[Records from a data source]
□ □ □
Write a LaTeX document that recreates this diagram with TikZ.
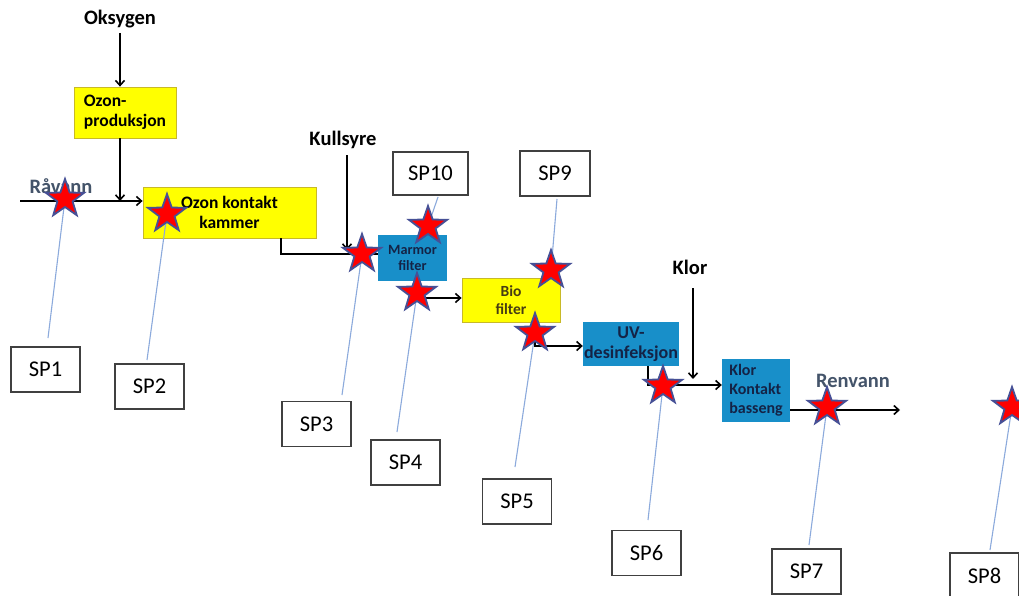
\documentclass[tikz,border=0pt]{standalone}
\usepackage{fontspec}
\setmainfont{Carlito}
\usetikzlibrary{shapes.geometric,arrows.meta}
\definecolor{boxyellow}{RGB}{255,255,0}
\definecolor{boxyellowline}{RGB}{200,185,40}
\definecolor{boxblue}{RGB}{24,143,201}
\definecolor{bluetext}{RGB}{20,35,70}
\definecolor{leader}{RGB}{140,170,220}
\definecolor{starline}{RGB}{70,80,150}
\definecolor{watertext}{RGB}{68,84,106}
\definecolor{spline}{RGB}{64,64,64}
\definecolor{biotext}{RGB}{70,60,20}
\tikzset{
  flow/.style={line width=1.8pt, black},
  flowarrow/.style={flow, -{Straight Barb[length=5pt,width=9pt,line width=1.6pt]}},
  ybox/.style={draw=boxyellowline, line width=0.8pt, fill=boxyellow, inner sep=0pt, font=\fontsize{17.5}{20}\selectfont\bfseries},
  bbox/.style={fill=boxblue, inner sep=0pt, text=bluetext, font=\fontsize{16}{19}\selectfont\bfseries},
  spbox/.style={draw=spline, line width=1.3pt, fill=white, minimum width=69pt, minimum height=45pt, inner sep=0pt, font=\fontsize{22.5}{24}\selectfont},
  sstar/.style={star, star points=5, star point ratio=2.5, minimum size=40pt, inner sep=0pt, fill=red, draw=starline, line width=1.8pt},
  leaderline/.style={draw=leader, line width=1.1pt},
  label/.style={font=\fontsize{20.5}{22}\selectfont\bfseries, inner sep=0pt},
  water/.style={label, text=watertext}
}
\begin{document}
\begin{tikzpicture}[x=1pt,y=-1pt]
\clip (0,0) rectangle (1019,596);
\fill[white] (0,0) rectangle (1019,596);

% process boxes
\node[ybox, minimum width=102pt, minimum height=51pt, align=left] (ozp) at (125,112.5) {Ozon-\\produksjon};
\node[ybox, minimum width=173pt, minimum height=51pt, align=center] (okk) at (229.5,212.5) {Ozon kontakt\\kammer};
\node[bbox, minimum width=69pt, minimum height=46pt, align=center, font=\fontsize{14.2}{16}\selectfont\bfseries] (mar) at (412.5,258) {Marmor\\filter};
\node[ybox, minimum width=98pt, minimum height=44pt, align=center, font=\fontsize{15.5}{18}\selectfont\bfseries, text=biotext] (bio) at (511,300) {Bio\\filter};
\node[bbox, minimum width=96pt, minimum height=44pt, align=center, font=\fontsize{18}{20}\selectfont\bfseries] (uv) at (631,344) {UV-\\desinfeksjon};
\node[bbox, minimum width=68pt, minimum height=63pt, align=left] (klb) at (756,390.5) {Klor\\Kontakt\\basseng};

% labels
\node[label] (oks) at (120,19) {Oksygen};
\node[label] (kul) at (343,140) {Kullsyre};
\node[label] (klor) at (690,267) {Klor};
\node[water] (rav) at (61,186) {Råvann};
\node[water] (ren) at (853,381) {Renvann};

% flow coordinates
\coordinate (in) at (20,201);
\coordinate (j1) at (120,201);
\coordinate (kulend) at (347,250);
\coordinate (klorend) at (693,379);
\coordinate (renend) at (900,410);

% flows
\draw[flowarrow] (oks.south |- 0,33) -- (ozp.north -| oks.south);
\draw[flowarrow] (ozp.south -| j1) -- (j1);
\draw[flowarrow] (in) -- (okk.west |- in);
\draw[flow] (okk.south -| 281,0) |- (mar.west |- 0,254);
\draw[flowarrow] (kul.south -| kulend) ++(0,6) -- (kulend);
\draw[flowarrow] (mar.south -| 417,0) |- (bio.west |- 0,298);
\draw[flowarrow] (bio.south -| 535,0) |- (uv.west |- 0,346);
\draw[flowarrow] (uv.south -| 648,0) |- (klb.west |- 0,385);
\draw[flowarrow] (klor.south -| klorend) ++(0,14) -- (klorend);
\draw[flowarrow] (klb.east |- renend) -- (renend);

% sample point boxes
\node[spbox] (sp1) at (45.5,369.5) {SP1};
\node[spbox] (sp2) at (149.5,386.5) {SP2};
\node[spbox] (sp3) at (316.5,424) {SP3};
\node[spbox] (sp4) at (405.5,462.5) {SP4};
\node[spbox] (sp5) at (517,501.5) {SP5};
\node[spbox] (sp6) at (646.5,553) {SP6};
\node[spbox] (sp7) at (806.5,571.5) {SP7};
\node[spbox] (sp8) at (984.5,575.5) {SP8};
\node[spbox, minimum width=70pt] (sp9) at (555,173.5) {SP9};
\node[spbox, minimum width=75pt, minimum height=43pt] (sp10) at (430.5,173.5) {SP10};

% star coordinates
\coordinate (c1) at (65,199);
\coordinate (c2) at (167,214);
\coordinate (c3) at (362,254);
\coordinate (c10) at (428,226);
\coordinate (c4) at (417,293);
\coordinate (c9) at (551,270);
\coordinate (c5) at (535,333);
\coordinate (c6) at (663,386);
\coordinate (c7) at (827,407);
\coordinate (c8) at (1012,407);

% leader start points
\coordinate (l1) at (48,338);
\coordinate (l2) at (147,360);
\coordinate (l3) at (342,395);
\coordinate (l4) at (397,432);
\coordinate (l5) at (515,467);
\coordinate (l6) at (648,520);
\coordinate (l7) at (809,545);
\coordinate (l8) at (990,550);
\coordinate (l9) at (557,199);
\coordinate (l10) at (438,197);

% leader lines
\draw[leaderline] (l1) -- (c1);
\draw[leaderline] (l2) -- (c2);
\draw[leaderline] (l3) -- (c3);
\draw[leaderline] (l4) -- (c4);
\draw[leaderline] (l5) -- (c5);
\draw[leaderline] (l6) -- (c6);
\draw[leaderline] (l7) -- (c7);
\draw[leaderline] (l8) -- (c8);
\draw[leaderline] (l9) -- (c9);
\draw[leaderline] (l10) -- (c10);

% stars
\node[sstar] (s1) at (c1) {};
\node[sstar] (s2) at (c2) {};
\node[sstar] (s3) at (c3) {};
\node[sstar] (s10) at (c10) {};
\node[sstar] (s4) at (c4) {};
\node[sstar] (s9) at (c9) {};
\node[sstar] (s5) at (c5) {};
\node[sstar] (s6) at (c6) {};
\node[sstar] (s7) at (c7) {};
\node[sstar] (s8) at (c8) {};
\end{tikzpicture}
\end{document}
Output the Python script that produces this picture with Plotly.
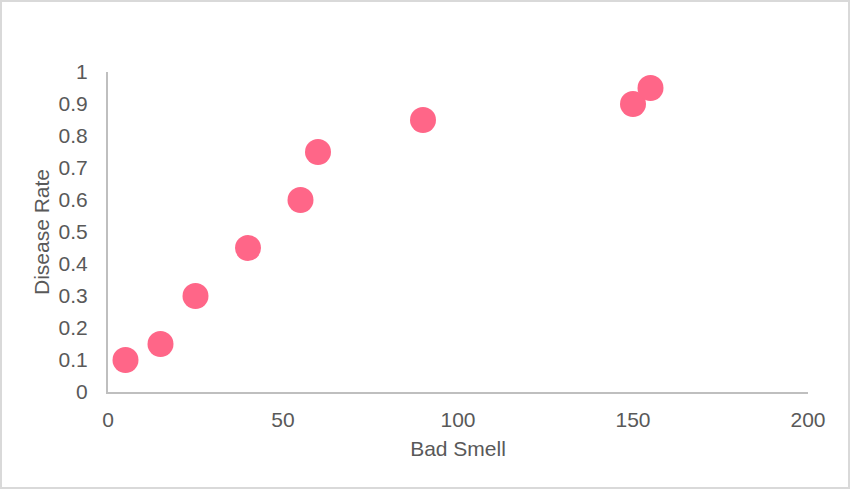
import plotly.graph_objects as go

bad_smell = [5, 15, 25, 40, 55, 60, 90, 150, 155]
disease_rate = [0.1, 0.15, 0.3, 0.45, 0.6, 0.75, 0.85, 0.9, 0.95]

x_ticks = [0, 50, 100, 150, 200]
y_ticks = [0, 0.1, 0.2, 0.3, 0.4, 0.5, 0.6, 0.7, 0.8, 0.9, 1]

W, H = 850, 489
L, R, T, B = 108, 42, 72, 97
pw, ph = W - L - R, H - T - B

fig = go.Figure(go.Scatter(
    x=bad_smell, y=disease_rate, mode="markers",
    marker=dict(size=26, color="#FF6688", line=dict(width=0)),
    hoverinfo="x+y",
))

font = dict(family="Liberation Sans, Arial, sans-serif", size=21, color="#595959")

fig.update_layout(
    width=W, height=H,
    margin=dict(l=L, r=R, t=T, b=B, autoexpand=False),
    paper_bgcolor="white", plot_bgcolor="white",
    showlegend=False,
    font=font,
    xaxis=dict(
        range=[0, 200], tickvals=x_ticks, showgrid=False, zeroline=False,
        showline=True, linecolor="#BFBFBF", linewidth=2,
        ticks="", ticklabelstandoff=8, automargin=False,
        tickfont=font,
        title=dict(text="Bad Smell", font=font, standoff=11),
    ),
    yaxis=dict(
        range=[0, 1], tickvals=y_ticks, showgrid=False, zeroline=False,
        showline=True, linecolor="#BFBFBF", linewidth=2,
        ticks="", ticklabelstandoff=14, automargin=False,
        tickfont=font,
        title=dict(text="Disease Rate", font=font, standoff=3),
    ),
    shapes=[dict(
        type="rect", xref="paper", yref="paper",
        x0=(1 - L) / pw, x1=(W - 1 - L) / pw,
        y0=-(H - 1 - T - ph) / ph, y1=(T - 1) / ph + 1,
        line=dict(color="#D9D9D9", width=2), fillcolor="rgba(0,0,0,0)",
        layer="below",
    )],
)

fig.write_html(
    "out.html",
    config={"displayModeBar": False},
    post_script="document.body.style.margin='0';document.body.style.overflow='hidden';",
)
□ □ □
*TASK STATEMENT*.
Collect each line above holding the string "this".

*RESPONSE*.
Write a LaTeX document that recreates this diagram with TikZ.
Output the Python script that produces this picture with Plotly.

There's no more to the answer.